Rest in Peace Abdul

A few months ago a guy at work passed away. He was 27, had a child, went home one day and his heart just gave out. Now I didn’t know Abdul all that well. He was a security guard in my building, but from time to time I would see him out back while we both were smoking (yeah, I know, dont preach to me) and we would talk football, basketball, all the manly stuff.

But for some reason his passing has stayed with me over the past few months. Perhaps because he was so young (8yrs younger than me) but today it kinda of hit me as to why it has bothered me. In a nutshell, this guy died, and nobody seemed to notice. I couldn’t even find an Obit for the guy. I didn’t even hear about his death until a few days after, and I missed the service.

So tonight I felt compelled to share this with you all. Not that I expect kind words, or sympathy; as I said, I didn’t know him that well really. But I would just like to leave some mark, somewhere, of the fact that a nice guy lived and died and it was just sensless.

The funny thing about Abdul was, you wouldn’t have thought him a nice guy. Most people would probably have clutched thier bags and crossed the street if you saw him on a street corner. And I admit I had the same thoughts when I first met him. But after our many talks I came to realize he was just a guy, trying his best to get by with all the same fears and anxieties we all have. He was funny, outspoken, and he had a honesty about him that you just had to acknowledge. While we never truly got to be friends, I think I will always feel like I lost a friend in him.

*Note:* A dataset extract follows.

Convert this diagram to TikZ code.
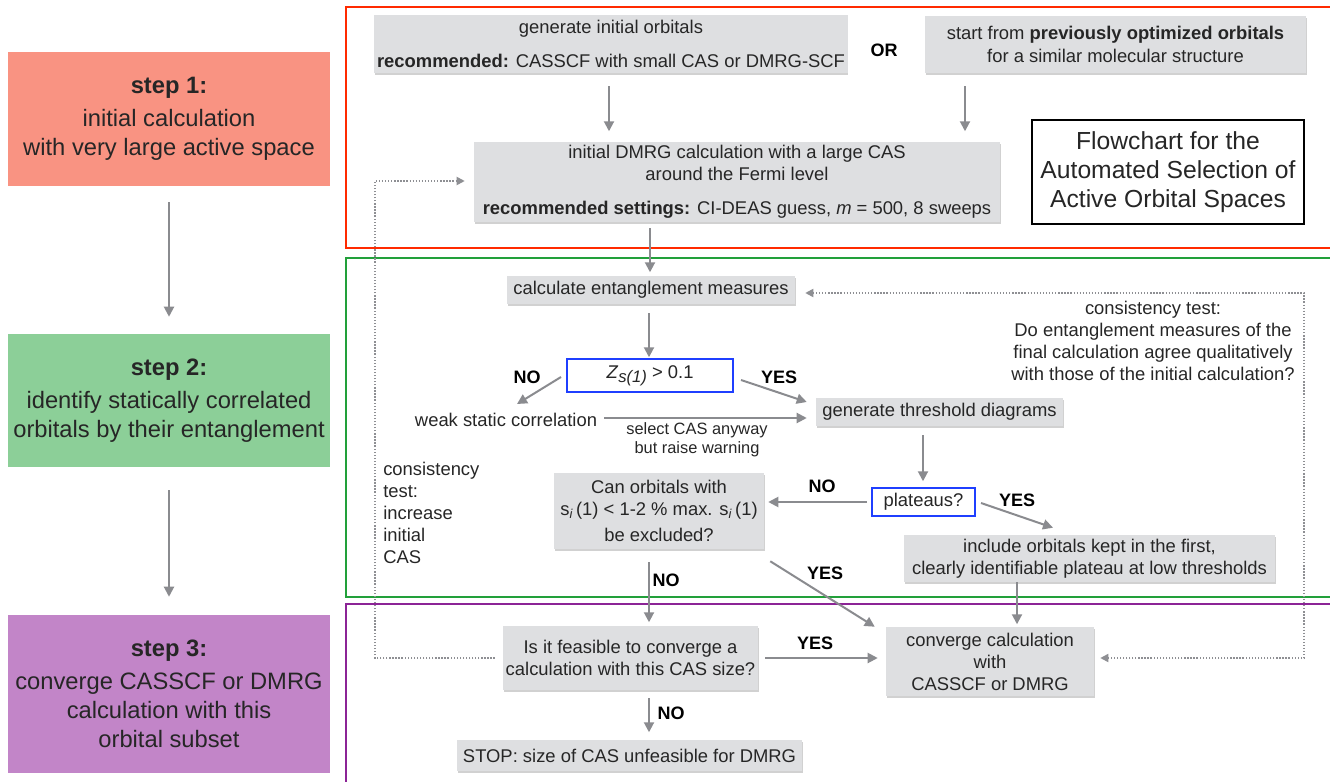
\documentclass[tikz,border=0pt]{standalone}
\usepackage{fontspec}
\setmainfont{Liberation Sans}
\usetikzlibrary{arrows.meta,calc,shadows}
\definecolor{stepA}{HTML}{F99382}
\definecolor{stepB}{HTML}{8CCF98}
\definecolor{stepC}{HTML}{C285C8}
\definecolor{frameR}{HTML}{FF2A00}
\definecolor{frameG}{HTML}{22A03A}
\definecolor{frameP}{HTML}{8C2496}
\definecolor{boxgray}{HTML}{DEDFE1}
\definecolor{arrgray}{HTML}{8A8B8F}
\definecolor{dotgray}{HTML}{8E8F93}
\definecolor{dblue}{HTML}{1F3FFF}
\definecolor{txt}{HTML}{262626}
\newcommand\fsbody{\fontsize{13.8}{16.5}\selectfont}
\newcommand\fsstep{\fontsize{17.8}{21.8}\selectfont}
\newcommand\fsflow{\fontsize{18.5}{21.8}\selectfont}
\newcommand\fssmall{\fontsize{12.3}{14.3}\selectfont}
\newcommand\fslab{\fontsize{13.5}{16}\selectfont}
\begin{document}
\begin{tikzpicture}[x=0.75pt,y=-0.75pt,
  bw/.style={minimum width=#1*0.75pt},
  bh/.style={minimum height=#1*0.75pt},
  stepbox/.style={inner sep=0pt, align=center, font=\fsstep, text=txt},
  gbox/.style={fill=boxgray, inner sep=2pt, align=center, font=\fsbody, text=txt,
     drop shadow={shadow xshift=0.6pt, shadow yshift=-1.2pt, opacity=0.3, fill=black!60}},
  bbox/.style={draw=dblue, line width=1.5pt, fill=white, inner sep=2pt, align=center, font=\fsbody, text=txt},
  plain/.style={inner sep=0pt, align=center, font=\fsbody, text=txt},
  lab/.style={inner sep=0pt, font=\fslab\bfseries},
  arr/.style={draw=arrgray, line width=1.5pt, -{Triangle[length=7.5pt,width=7.5pt]}},
  dotl/.style={draw=dotgray, line width=1.3pt, dash pattern=on 1pt off 1.3pt},
  frame/.style={line width=1.5pt}
]
\useasboundingbox (0,0) rectangle (1330,781);
\clip (0,0) rectangle (1330,781);

% frames
\draw[frame, draw=frameR] (346,7) rectangle (1345,248);
\draw[frame, draw=frameG] (346,258) rectangle (1345,597);
\draw[frame, draw=frameP] (346,604) rectangle (1345,800);

% step boxes
\node[stepbox, fill=stepA, bw=322, bh=134] (s1) at (169,119)
  {\textbf{step 1:}\\[3pt] initial calculation\\ with very large active space};
\node[stepbox, fill=stepB, bw=322, bh=133] (s2) at (169,400.5)
  {\textbf{step 2:}\\[3pt] identify statically correlated\\ orbitals by their entanglement};
\node[stepbox, fill=stepC, bw=322, bh=158] (s3) at (169,694)
  {\textbf{step 3:}\\[3pt] converge CASSCF or DMRG\\ calculation with this\\ orbital subset};
\draw[arr] ($(s1.south)+(0,16)$) -- ($(s2.north)+(0,-17)$);
\draw[arr] ($(s2.south)+(0,23)$) -- ($(s3.north)+(0,-18)$);

% top section
\node[gbox, bw=472, bh=58] (gen) at (611,44)
  {generate initial orbitals\\[9pt] \textbf{recommended:} CASSCF with small CAS or DMRG-SCF};
\node[lab] (or) at (884,50) {OR};
\node[gbox, bw=381, bh=57] (start) at (1115.5,44.5)
  {start from \textbf{previously optimized orbitals}\\[1pt] for a similar molecular structure};
\node[gbox, bw=526, bh=80] (dmrg) at (737,182)
  {initial DMRG calculation with a large CAS\\ around the Fermi level\\[9pt]
   \textbf{recommended settings:} CI-DEAS guess, \textit{m} = 500, 8 sweeps};
\node[draw=black, line width=1.5pt, fill=white, inner sep=2pt, align=center,
      font=\fsflow, text=txt, bw=272, bh=104] (flow) at (1168,172)
  {Flowchart for the\\ Automated Selection of\\ Active Orbital Spaces};
\draw[arr] ($(gen.south)+(-2,13)$) -- ++(0,45);
\draw[arr] ($(start.south)+(-150.5,13)$) -- ++(0,45);

% middle section
\node[gbox, bw=288, bh=28] (calc) at (651,290) {calculate entanglement measures};
\draw[arr] ($(dmrg.south)+(-87,6)$) -- ++(0,44);
\node[bbox, bw=166, bh=33] (Z) at (650,375.5)
  {\textit{Z}\raisebox{-0.45ex}{\fontsize{12.5}{12.5}\selectfont\itshape s(1)} > 0.1};
\draw[arr] ($(calc.south)+(-2,9)$) -- ++(0,44);
\node[plain] (weak) at (506,420) {weak static correlation};
\node[plain, font=\fssmall] (sel) at (697,440) {select CAS anyway\\ but raise warning};
\node[gbox, bw=247, bh=28] (gth) at (939.5,412) {generate threshold diagrams};
\node[lab] (noA) at (527,377) {NO};
\node[lab] (yesA) at (779,377) {YES};
\draw[arr] ($(Z.west)+(-5,1.5)$) -- ($(weak.center)+(11,-16)$);
\draw[arr] ($(Z.east)+(7,4.5)$) -- ($(gth.west)+(-9,-10)$);
\draw[arr] ($(weak.east)+(7,-2)$) -- ($(gth.west)+(-9,6)$);

\node[bbox, bw=103, bh=28] (plat) at (923.5,502) {plateaus?};
\draw[arr] ($(gth.south)+(-16.5,9)$) -- ++(0,46);
\node[gbox, bw=210, bh=76] (can) at (659,511)
  {Can orbitals with\\ s\textsubscript{\itshape i}\,(1) < 1-2 \% max. s\textsubscript{\itshape i}\,(1)\\[3pt] be excluded?};
\node[gbox, bw=371, bh=47] (inc) at (1089.5,558.5)
  {include orbitals kept in the first,\\ clearly identifiable plateau at low thresholds};
\node[lab] (noB) at (822,486) {NO};
\node[lab] (yesB) at (1017,500) {YES};
\draw[arr] ($(plat.west)+(-4,0)$) -- ($(can.east)+(4,-9)$);
\draw[arr] ($(plat.east)+(5,1)$) -- ($(inc.north)+(-36.5,-7)$);

\node[plain, anchor=west, align=left] (ctl) at (383,513)
  {consistency\\ test:\\ increase\\ initial\\ CAS};
\node[plain] (ctr) at (1153,341)
  {consistency test:\\ Do entanglement measures of the\\ final calculation agree qualitatively\\ with those of the initial calculation?};

% bottom section
\node[gbox, bw=251, bh=64] (feas) at (630.5,658)
  {Is it feasible to converge a\\ calculation with this CAS size?};
\node[gbox, bw=208, bh=69] (conv) at (990,661.5)
  {converge calculation\\ with\\ CASSCF or DMRG};
\node[gbox, bw=345, bh=31] (stop) at (629.5,755.5)
  {STOP: size of CAS unfeasible for DMRG};
\node[lab] (noC) at (666,580) {NO};
\node[lab] (yesC) at (825,573) {YES};
\node[lab] (yesD) at (815,643) {YES};
\node[lab] (noD) at (671,713) {NO};
\draw[arr] ($(inc.south)+(-72.5,0)$) -- ++(0,42);
\draw[arr] ($(can.south)+(-10,13)$) -- ++(0,60);
\draw[arr] ($(can.south east)+(6,12)$) -- ($(conv.north west)+(-11,0)$);
\draw[arr] ($(feas.east)+(7,0)$) -- ($(conv.west)+(-8,-3.5)$);
\draw[arr] ($(feas.south)+(18.5,8)$) -- ++(0,34);

% dotted feedback loops
\draw[dotl, -{Triangle[length=6pt,width=6pt]}] ($(feas.west)+(-8,0)$) -- ++(-120,0) |- ($(dmrg.west)+(-9,-1)$);
\draw[dotl, {Triangle[length=6pt,width=6pt]}-{Triangle[length=6pt,width=6pt]}]
  ($(calc.east)+(10,3)$) -- ++(499,0) |- ($(conv.east)+(6,-3.5)$);
\end{tikzpicture}
\end{document}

So to my friend Abdul, I wish I had known you better, I wish we had a few beers and watched your Eagles kick my Redskins butt! I hope wherever you are you are at peace and happy and that the child you left behind grows up to healthy and wise. And that someday he may know he had a father who loved him.

Thanks.

Rest well, Abdul.

27 is much too young. Especially so with children; that makes it especially tough. I attended a funeral today for man who lived to be 87. We should all be so lucky. Those funerals, it seems, are more celebratory in nature. It’s as if we’re relieved that the deceased had a good, long life. I’m attending another funeral this Saturday for a 20 year old who died while swimming. Those funerals are tough. He was much too young, as was Abdul, with so much life ahead of them.

It’s good of you to share that, Dob.

I agree with Scruloose, 27 is way too fucking young. I’m so sorry that Abdul is gone and I hope that he rests in peace, but know that he’d be honored by such a wonderful tribute. I appreciate you sharing and am grateful for just one more reason to feel blessed, even from afar.

Also my condolences to you too Scruloose. Despite knowing that someone led a long and happy life, it’s never easy to let them go. And then to think you’ll follow that up with someone even younger and who died so tragically.

I’ll be thinking of you both.

Dob, you knew Abdul as a good person, and a guy you might not normally acknowledge as a friend, but daily time spent proved him to you. He was taken so soon. You’ve remembered him well in writing here. I guess the best lesson to keep close to your heart is that this happens all the time, every day, with all people everywhere. The connection that made you write about Abdul is the connection to all others we should strive for. Not to get too preachy; but appreciating those around us is a fine goal. Thanks for the good reminder.

RIP Abdul. You made a positive difference in this world, which is more than many can say.

This post really touched me. Hopefully others will read it and take the time to smile at others they meet today.

Dob - you’re quite a guy - that was beautiful.

Nice tribute, Dob.

Thank you all for taking the time to read and reply. I know, or at least I hope, Abdul would appreciate it as well.

Nice tribute - Abdul deserves to remembered as one of the good guys.